Having emerged from her ethics crucible, Gov. Nikki Haley says she wants to strengthen the states ethics laws in the legislative session that starts in January. To start that work, Haley has named a commission that, along with S.C. House and Senate panels, is drawing up proposals.
Among the issues:
• Should lawmakers have to tell who they work for and how much they are paid, thus making public any conflicts of interest when they vote to spend state money or pass laws? For example, an undisclosed consulting fee of almost $50,000, paid then-state Rep. Haley, formed the basis of some of allegations against the first-term Republican governor.
• Should political committees have to disclose who their donors are and their agendas? The issue is dear to some legislators who think they were unfairly targeted in November by ads paid for by shadowy groups funded by who knows who, wanting who knows what.

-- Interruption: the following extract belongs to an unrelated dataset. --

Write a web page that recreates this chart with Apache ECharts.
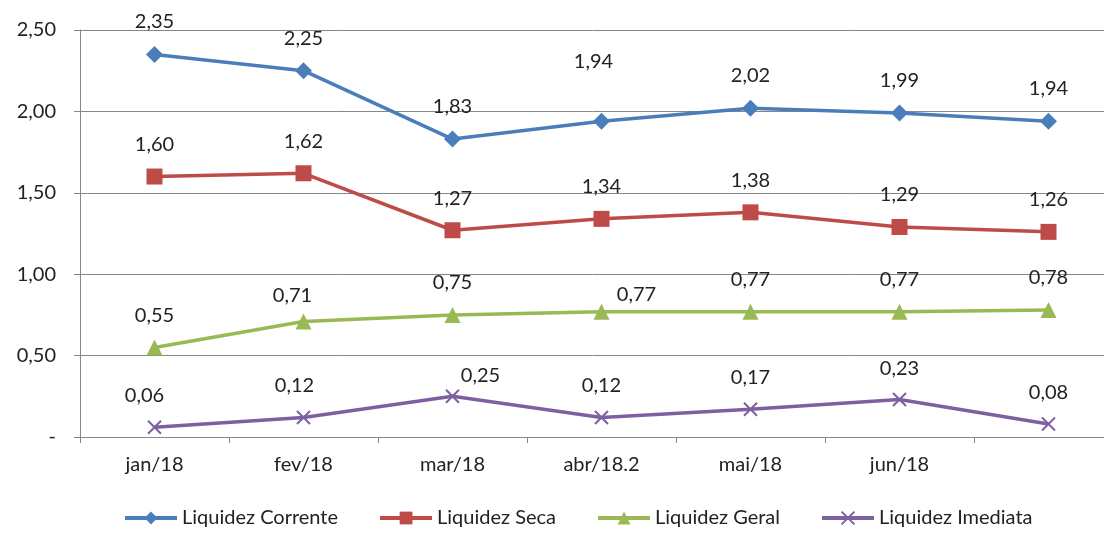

• Should the states open-records law, intended to ensure the public knows what is going on, be strengthened and agencies and officials that stonewall be held accountable? Now, some government agencies drag their feet on producing documents, delete communications, secretly communicate via private channels or insist on being paid large sums in copying and research fees in hopes inquiring members of the public and the media just will go away.
• Should the states ethics police be given teeth? For example, should S.C. House and state Senate members quit trying to police themselves and give that duty to an empowered State Ethics Commission, now toothless, or the state Attorney Generals Office?
Others want legislators to give up naming judges, saying that results in a crony judiciary cowed by lawmakers.
Will the politicians reform their own nests?
One early sign is not promising.
A Senate ethics reform panel seems intent on requiring income disclosure by lawmakers. But it does not want to require they say how much they were paid by any employer.
Haley, who needs to get in front of an issue that could sink her future political ambitions, insists she will push whatever reforms that her commission suggests.
Optimists can find reason for hope in one of this holiday seasons hottest new books: a biography of mogul Joseph P. Kennedy, who made a fortune in Wall Street stock manipulation and then acted, as the first head of the newly created Securities and Exchange Commission, to clean up the stock markets. After all, who better to clean up a crooked game than someone who knows all the tricks?